Dans le cadre de sa stratégie énergétique nationale et de ses engagements climatiques, le Rwanda s’est fixé un objectif ambitieux : supprimer progressivement l’usage des combustibles solides — bois, charbon — d’ici 2030. Ce virage vise autant la santé publique que la réduction des émissions de gaz à effet de serre, en favorisant des solutions comme la cuisson électrique, le bioéthanol ou les foyers améliorés.
Mais entre les intentions politiques et les réalités quotidiennes, un écart persiste.
Une couverture électrique en hausse, mais un usage limité
Selon les chiffres officiels publiés le 8 juillet 2025, le taux d’accès à l’électricité au Rwanda est passé de 10,8 % en 2010 à 82,9 % en 2025. Un progrès remarquable. Pourtant, une étude de l’International Growth Centre (IGC), menée en 2024 sur 41 communautés rurales électrifiées, révèle que seulement 51 % des ménages sont effectivement connectés au réseau, dix ans après son installation.
Et même lorsqu’ils le sont, la consommation reste très faible, autour de 8,1 kWh par mois, soit à peine un quart de ce qu’il faut pour faire fonctionner un cuiseur électrique en usage quotidien (30 à 50 kWh/mois, selon le programme MECS de l’université de Loughborough).
Mini-réseaux : une option encore trop chère
Les mini-réseaux solaires, souvent évoqués comme une solution pour les zones rurales, se heurtent à un autre obstacle : leur coût. D’après le rapport State of the Global Mini-Grids Market (2024), le tarif moyen pour les usagers atteint 0,22 USD/kWh, contre 0,10 USD/kWh sur le réseau national. Une différence qui rend la cuisson électrique économiquement inaccessible pour la majorité des ménages ruraux.
De l’éclairage à la cuisson : un saut difficile
Les projets pilotes illustrent ces limites :
- À Kigali, un test mené par Energy4Impact, Sustainable Energy for All et Electrocook a montré un bon accueil des cuiseurs électriques lorsque l’alimentation est stable. Les ménages participants se disent prêts à en acquérir.
- En revanche, dans le district rural de Bugesera, une expérimentation similaire a échoué, faute d’électricité fiable.
Trois obstacles à lever
- Faible intensité d’usage : La majorité des ménages utilisent l’électricité pour l’éclairage, la recharge mobile ou la télévision, rarement pour la cuisson.
- Coût et instabilité du service : Le prix de l’électricité hors réseau et l’irrégularité de l’alimentation découragent l’adoption d’équipements de cuisson.

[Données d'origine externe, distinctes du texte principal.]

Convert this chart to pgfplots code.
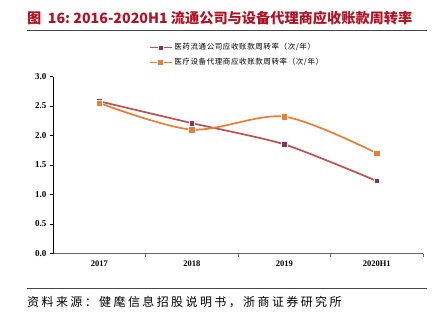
\documentclass[border=0pt]{standalone}
\usepackage{fontspec}
\setmainfont{Liberation Serif}
\newfontfamily\cjk{Noto Sans CJK SC}
\usepackage{pgfplots}
\pgfplotsset{compat=1.18}
\definecolor{titlered}{RGB}{178,18,36}
\definecolor{redline}{RGB}{192,80,77}
\definecolor{redmark}{RGB}{145,45,95}
\definecolor{orangeline}{RGB}{237,125,49}
\definecolor{rulegray}{RGB}{70,70,70}
\begin{document}
\begin{tikzpicture}[x=1pt,y=1pt]
\useasboundingbox (0pt,0pt) rectangle (433pt,-327pt);
\fill[white] (0pt,0pt) rectangle (433pt,-327pt);
\node[anchor=west,inner sep=0pt,text=titlered,font=\cjk\bfseries\fontsize{14.2}{16}\selectfont] at (27pt,-18pt) {图\ \ 16:\ 2016-2020H1 流通公司与设备代理商应收账款周转率};
\draw[rulegray,line width=0.9pt] (27pt,-30.5pt) -- (427pt,-30.5pt);
\draw[rulegray,line width=0.9pt] (27pt,-288pt) -- (427pt,-288pt);
\node[anchor=west,inner sep=0pt,font=\cjk\fontsize{12}{14}\selectfont\addfontfeature{LetterSpace=20}] at (27pt,-302pt) {资料来源：健麾信息招股说明书，浙商证券研究所};
\begin{axis}[
  at={(53pt,-253.5pt)}, anchor=south west,
  scale only axis, width=370pt, height=177pt,
  xmin=-0.5, xmax=3.5, ymin=0, ymax=3,
  axis x line*=bottom, axis y line*=left,
  x axis line style={draw=black!60,line width=1.6pt},
  y axis line style={draw=black,line width=0.8pt},
  tick align=outside,
  ytick={0,0.5,...,3},
  yticklabel style={/pgf/number format/fixed,/pgf/number format/fixed zerofill,/pgf/number format/precision=1,font=\bfseries\fontsize{9}{10}\selectfont},
  /pgf/number format/assume math mode=true,
  ytick style={draw=black,line width=0.8pt},
  major tick length=3pt,
  xtick={0.5,1.5,2.5,3.5},
  xticklabels={},
  xtick style={draw=black!60,line width=0.8pt},
  extra x ticks={0,1,2,3},
  extra x tick labels={2017,2018,2019,2020H1},
  extra x tick style={major tick length=0pt,xticklabel style={font=\bfseries\fontsize{8.5}{10}\selectfont,yshift=-4pt}},
  legend style={at={(0.25,1.21)},anchor=north west,draw=none,fill=none,
    font=\cjk\fontsize{7.5}{9}\selectfont\addfontfeature{LetterSpace=8},row sep=3pt,
    legend cell align=left},
  legend image code/.code={\draw[line width=1.7pt,#1,mark repeat=2,mark phase=2] plot coordinates {(0pt,0pt) (11pt,0pt) (22pt,0pt)};},
]
\addplot[redline,line width=1.7pt,smooth,tension=0.4,mark=square*,mark size=2.7pt,
  mark options={fill=redmark,draw=white,line width=0.4pt}]
  coordinates {(0,2.58) (1,2.21) (2,1.85) (3,1.23)};
\addlegendentry{医药流通公司应收账款周转率（次/年）}
\addplot[orangeline,line width=1.7pt,smooth,tension=0.5,mark=square*,mark size=3.1pt,
  mark options={fill=orangeline,draw=white,line width=0.4pt}]
  coordinates {(0,2.55) (1,2.10) (2,2.32) (3,1.70)};
\addlegendentry{医疗设备代理商应收账款周转率（次/年）}
\end{axis}
\end{tikzpicture}
\end{document}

- Ciblage inefficace des subventions : Bien que des aides existent, elles n’atteignent pas toujours les ménages vulnérables, selon plusieurs analyses de terrain.
Vers une électrification à deux vitesses ?
Selon une étude conjointe de l’Université de Technologie de Sydney et de Power Shift Africa publiée en mars 2025, un ménage rural rwandais devrait multiplier par trois sa consommation électrique annuelle — de 340 à 1 021 kWh — pour pouvoir inclure la cuisson électrique dans ses usages.
Cet objectif représente un horizon réaliste à long terme, mais encore hors d’atteinte pour la majorité des foyers ruraux.
Conclusion
Le Rwanda affiche une transition énergétique ambitieuse, mais l’accès ne suffit pas. La cuisson propre, pilier essentiel pour la santé et le climat, reste hors de portée tant que l’électricité demeure instable, chère et faiblement utilisée.
Sans action volontariste sur le tarif, la qualité de service, et l’accompagnement des ménages, le pays risque de consolider une électrification à deux vitesses, laissant les plus pauvres dépendants du bois et du charbon.